Commenting on the possibility of an arms buildup in the region, Toczek told Sputnik that "this is another step toward the sharpening of tensions, which could lead to a great tragedy. In no way does this step serve in normalizing relations." The Polish navy veteran turned-politician added that in his view, the move "will not increase Poland's national security."
"I do not see any concrete actions on the part of Russia or other countries located to the east of Poland which would justify such a step. In my view, this type of action creates the basis for an escalation, via similar actions [by the other side]. I believe that this step would be contrary to the interests of Poland and of other countries in the region."

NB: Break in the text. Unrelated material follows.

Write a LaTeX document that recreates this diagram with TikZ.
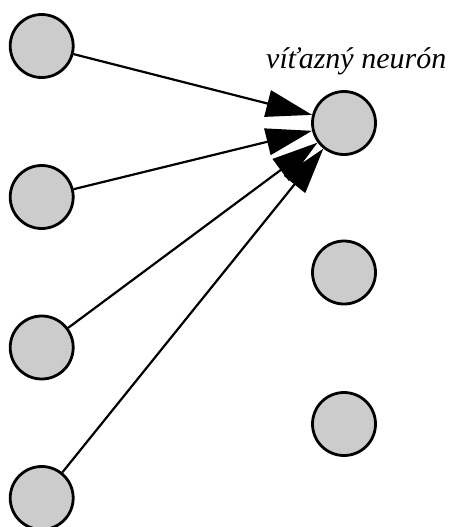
\documentclass[tikz,border=0pt]{standalone}
\usepackage{fontspec}
\setmainfont{Liberation Serif}
\usetikzlibrary{arrows.meta}
\definecolor{neurongray}{HTML}{CCCCCC}
\tikzset{
  neuron/.style={circle, draw=black, fill=neurongray, line width=2.8pt, minimum size=63pt, inner sep=0pt},
  link/.style={line width=2.2pt, -{Triangle[length=46pt,width=27pt]}}
}
\begin{document}
\begin{tikzpicture}[x=1pt,y=-1pt]
\useasboundingbox (0,0) rectangle (448,527);
\node[neuron] (l1) at (41.7,46) {};
\node[neuron] (l2) at (41.7,197) {};
\node[neuron] (l3) at (41.7,347.5) {};
\node[neuron] (l4) at (41.7,498) {};
\node[neuron] (r1) at (344,123) {};
\node[neuron] (r2) at (344,272.5) {};
\node[neuron] (r3) at (344,424) {};
\node[anchor=base west, inner sep=0pt, font=\fontsize{30}{34}\selectfont\itshape] (lbl) at (266,68.3) {víťazný neurón};
\draw[link] (l1) -- (r1);
\draw[link] (l2) -- (r1);
\draw[link] (l3) -- (r1);
\draw[link] (l4) -- (r1);
\end{tikzpicture}
\end{document}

Referring to NATO Secretary General Jens Stoltenberg's statement earlier this month that Russia poses no immediate threat to NATO, Toczek noted that he does "not know why the statements by politicians contradict one another," emphasizing only that such a decision would "not contribute to a constructive resolution of the problems which exist in Ukraine. If we focus on the imaginary threat from Russia in relation to Poland and other countries in the region, we can expect to see an increase in tensions, and this is not something in the interests of the Poles."
Toczek noted that making policy "based on emotions is an irresponsible thing to do." He noted that he remains "confident that Russia will continue the political line we have seen in recent years, and that it will not allow itself to be drawn into hazardous games."
Marek Toczek served in the Polish Navy between 1965 and 1996, rising to the rank of Vice Admiral in 1994. In the mid-1990s, he left the navy and became the president of the Polish Front, running for a seat in parliament during the 2001 parliamentary elections on the party list of the Alternative Social Movement. Since then, he has been a vice president of the social democratic Polish Labour Party — August 80.